• _Stated goal_: Assemble all lines in which the string "seaborn" appears.

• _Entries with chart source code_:
= = =

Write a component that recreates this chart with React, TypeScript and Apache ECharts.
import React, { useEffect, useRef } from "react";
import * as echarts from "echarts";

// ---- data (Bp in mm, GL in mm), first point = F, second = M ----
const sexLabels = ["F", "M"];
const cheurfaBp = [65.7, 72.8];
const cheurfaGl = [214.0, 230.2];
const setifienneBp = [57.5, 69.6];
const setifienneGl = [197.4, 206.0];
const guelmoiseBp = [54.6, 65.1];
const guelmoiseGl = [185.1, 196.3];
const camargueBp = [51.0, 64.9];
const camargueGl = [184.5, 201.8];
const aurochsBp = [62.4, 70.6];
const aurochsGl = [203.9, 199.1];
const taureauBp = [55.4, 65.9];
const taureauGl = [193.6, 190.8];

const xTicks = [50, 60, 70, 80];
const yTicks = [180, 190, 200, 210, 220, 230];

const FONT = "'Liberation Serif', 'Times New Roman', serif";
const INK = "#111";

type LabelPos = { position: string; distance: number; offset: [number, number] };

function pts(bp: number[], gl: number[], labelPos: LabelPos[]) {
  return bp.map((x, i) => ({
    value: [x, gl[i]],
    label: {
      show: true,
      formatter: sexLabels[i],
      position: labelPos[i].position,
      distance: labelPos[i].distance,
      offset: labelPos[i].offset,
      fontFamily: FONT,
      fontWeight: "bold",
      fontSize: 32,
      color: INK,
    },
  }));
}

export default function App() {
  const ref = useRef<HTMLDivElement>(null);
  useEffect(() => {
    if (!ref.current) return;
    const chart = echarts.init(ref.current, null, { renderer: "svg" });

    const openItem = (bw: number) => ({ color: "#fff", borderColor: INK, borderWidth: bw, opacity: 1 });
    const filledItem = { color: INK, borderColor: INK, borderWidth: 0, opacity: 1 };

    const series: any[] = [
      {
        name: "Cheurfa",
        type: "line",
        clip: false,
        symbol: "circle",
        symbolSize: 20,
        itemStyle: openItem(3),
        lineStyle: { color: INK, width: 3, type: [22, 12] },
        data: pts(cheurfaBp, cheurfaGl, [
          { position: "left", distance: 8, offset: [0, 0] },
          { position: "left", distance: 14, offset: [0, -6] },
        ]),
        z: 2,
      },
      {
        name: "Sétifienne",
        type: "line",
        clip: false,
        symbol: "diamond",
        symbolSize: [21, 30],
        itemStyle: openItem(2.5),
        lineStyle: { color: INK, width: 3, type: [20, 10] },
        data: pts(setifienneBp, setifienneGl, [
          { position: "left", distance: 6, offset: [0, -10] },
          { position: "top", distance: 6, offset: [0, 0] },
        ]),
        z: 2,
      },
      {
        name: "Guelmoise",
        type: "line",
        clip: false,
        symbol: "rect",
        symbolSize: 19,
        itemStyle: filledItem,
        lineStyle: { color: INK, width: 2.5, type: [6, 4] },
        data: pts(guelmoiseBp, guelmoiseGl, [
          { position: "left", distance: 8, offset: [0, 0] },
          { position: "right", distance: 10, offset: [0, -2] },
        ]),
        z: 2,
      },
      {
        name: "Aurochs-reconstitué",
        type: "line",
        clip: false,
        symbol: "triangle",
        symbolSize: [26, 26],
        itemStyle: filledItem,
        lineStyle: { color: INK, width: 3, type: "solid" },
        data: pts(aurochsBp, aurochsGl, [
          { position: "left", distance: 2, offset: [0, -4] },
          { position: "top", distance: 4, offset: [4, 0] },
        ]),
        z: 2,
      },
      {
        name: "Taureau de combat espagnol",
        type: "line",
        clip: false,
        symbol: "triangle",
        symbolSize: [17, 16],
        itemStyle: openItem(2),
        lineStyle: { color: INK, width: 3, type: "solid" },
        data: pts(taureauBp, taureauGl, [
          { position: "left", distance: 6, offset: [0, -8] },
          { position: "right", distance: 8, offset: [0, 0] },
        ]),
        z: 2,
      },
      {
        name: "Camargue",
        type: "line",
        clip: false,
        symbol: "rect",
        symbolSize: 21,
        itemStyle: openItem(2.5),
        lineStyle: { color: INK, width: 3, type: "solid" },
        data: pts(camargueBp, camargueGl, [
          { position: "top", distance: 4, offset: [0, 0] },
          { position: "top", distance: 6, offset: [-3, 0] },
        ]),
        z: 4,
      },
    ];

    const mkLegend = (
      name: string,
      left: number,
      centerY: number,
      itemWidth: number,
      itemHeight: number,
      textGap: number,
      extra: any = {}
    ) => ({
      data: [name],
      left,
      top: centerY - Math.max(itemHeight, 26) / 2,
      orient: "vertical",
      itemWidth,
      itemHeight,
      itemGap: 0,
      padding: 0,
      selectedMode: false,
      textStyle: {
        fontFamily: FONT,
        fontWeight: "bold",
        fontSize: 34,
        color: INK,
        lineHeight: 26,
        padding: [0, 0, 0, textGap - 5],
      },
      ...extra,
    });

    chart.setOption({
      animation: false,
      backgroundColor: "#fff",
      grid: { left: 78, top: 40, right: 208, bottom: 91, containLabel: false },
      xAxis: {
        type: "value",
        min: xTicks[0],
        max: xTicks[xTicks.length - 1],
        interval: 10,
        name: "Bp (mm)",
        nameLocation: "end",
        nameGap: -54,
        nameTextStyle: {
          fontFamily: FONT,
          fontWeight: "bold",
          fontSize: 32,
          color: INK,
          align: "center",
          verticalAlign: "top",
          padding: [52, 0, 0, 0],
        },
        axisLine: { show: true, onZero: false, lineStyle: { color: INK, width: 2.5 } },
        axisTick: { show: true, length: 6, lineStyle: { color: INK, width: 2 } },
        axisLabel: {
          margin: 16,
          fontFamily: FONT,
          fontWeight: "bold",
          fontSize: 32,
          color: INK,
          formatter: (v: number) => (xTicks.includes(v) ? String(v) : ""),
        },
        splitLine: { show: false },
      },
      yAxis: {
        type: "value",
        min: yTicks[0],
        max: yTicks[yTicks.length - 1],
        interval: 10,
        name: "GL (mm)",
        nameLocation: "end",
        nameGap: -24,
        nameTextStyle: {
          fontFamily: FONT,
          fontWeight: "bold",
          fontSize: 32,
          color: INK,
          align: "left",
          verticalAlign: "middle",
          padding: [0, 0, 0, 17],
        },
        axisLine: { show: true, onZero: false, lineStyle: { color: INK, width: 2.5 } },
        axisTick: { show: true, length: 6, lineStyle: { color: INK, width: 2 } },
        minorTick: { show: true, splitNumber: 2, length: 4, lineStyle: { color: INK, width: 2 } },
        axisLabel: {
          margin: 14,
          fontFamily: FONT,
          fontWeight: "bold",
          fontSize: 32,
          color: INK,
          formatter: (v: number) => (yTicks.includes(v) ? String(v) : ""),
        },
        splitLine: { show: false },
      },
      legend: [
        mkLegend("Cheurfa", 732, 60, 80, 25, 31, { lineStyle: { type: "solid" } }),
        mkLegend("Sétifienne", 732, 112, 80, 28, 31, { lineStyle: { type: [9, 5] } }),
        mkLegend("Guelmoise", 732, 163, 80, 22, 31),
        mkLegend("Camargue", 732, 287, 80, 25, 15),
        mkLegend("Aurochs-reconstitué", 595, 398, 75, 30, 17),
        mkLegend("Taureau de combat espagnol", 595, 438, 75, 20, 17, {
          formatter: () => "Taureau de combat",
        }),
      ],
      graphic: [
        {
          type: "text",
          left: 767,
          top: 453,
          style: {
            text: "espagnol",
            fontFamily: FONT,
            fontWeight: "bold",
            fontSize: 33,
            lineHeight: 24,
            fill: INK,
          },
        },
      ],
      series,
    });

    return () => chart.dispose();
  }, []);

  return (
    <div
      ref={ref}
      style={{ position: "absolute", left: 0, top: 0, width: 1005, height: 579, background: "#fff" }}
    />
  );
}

= = =

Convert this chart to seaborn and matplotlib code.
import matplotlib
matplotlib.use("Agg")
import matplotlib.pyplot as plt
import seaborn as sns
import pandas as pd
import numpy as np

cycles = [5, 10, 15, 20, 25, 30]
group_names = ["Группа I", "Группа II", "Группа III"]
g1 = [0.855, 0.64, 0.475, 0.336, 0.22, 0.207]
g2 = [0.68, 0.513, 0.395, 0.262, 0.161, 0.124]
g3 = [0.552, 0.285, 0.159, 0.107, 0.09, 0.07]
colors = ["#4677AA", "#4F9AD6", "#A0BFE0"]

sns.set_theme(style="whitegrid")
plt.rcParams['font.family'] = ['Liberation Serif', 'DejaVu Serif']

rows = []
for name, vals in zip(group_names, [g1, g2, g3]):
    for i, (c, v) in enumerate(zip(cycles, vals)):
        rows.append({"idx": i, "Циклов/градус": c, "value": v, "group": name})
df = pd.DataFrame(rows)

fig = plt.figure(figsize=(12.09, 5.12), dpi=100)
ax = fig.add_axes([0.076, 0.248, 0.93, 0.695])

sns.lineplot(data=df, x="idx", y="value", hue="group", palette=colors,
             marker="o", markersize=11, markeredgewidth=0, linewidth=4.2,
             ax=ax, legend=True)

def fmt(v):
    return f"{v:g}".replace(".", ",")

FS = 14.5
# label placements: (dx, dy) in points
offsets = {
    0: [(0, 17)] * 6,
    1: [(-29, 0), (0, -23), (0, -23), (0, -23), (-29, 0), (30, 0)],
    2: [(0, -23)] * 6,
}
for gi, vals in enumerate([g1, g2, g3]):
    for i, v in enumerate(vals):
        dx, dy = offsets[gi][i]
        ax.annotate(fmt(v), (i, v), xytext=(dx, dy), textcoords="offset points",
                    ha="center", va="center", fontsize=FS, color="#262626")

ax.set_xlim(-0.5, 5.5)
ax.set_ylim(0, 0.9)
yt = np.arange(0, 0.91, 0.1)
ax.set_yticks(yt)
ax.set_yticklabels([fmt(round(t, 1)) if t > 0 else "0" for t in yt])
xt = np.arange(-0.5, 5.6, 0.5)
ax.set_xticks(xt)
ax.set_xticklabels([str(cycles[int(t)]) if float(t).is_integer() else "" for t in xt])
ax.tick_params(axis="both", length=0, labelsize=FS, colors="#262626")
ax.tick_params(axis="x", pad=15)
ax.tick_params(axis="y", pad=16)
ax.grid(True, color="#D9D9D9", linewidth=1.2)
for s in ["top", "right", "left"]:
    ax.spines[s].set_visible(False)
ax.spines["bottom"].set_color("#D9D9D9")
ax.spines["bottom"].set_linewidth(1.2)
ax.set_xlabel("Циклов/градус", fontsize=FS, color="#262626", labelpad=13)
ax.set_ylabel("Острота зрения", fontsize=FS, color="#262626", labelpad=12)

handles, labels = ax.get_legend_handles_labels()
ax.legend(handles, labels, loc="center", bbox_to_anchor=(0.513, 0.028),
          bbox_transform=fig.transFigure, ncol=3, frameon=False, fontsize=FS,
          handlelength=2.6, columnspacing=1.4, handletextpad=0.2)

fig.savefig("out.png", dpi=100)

= = =

• _Answer below_:
Convert this chart to seaborn and matplotlib code.
import seaborn as sns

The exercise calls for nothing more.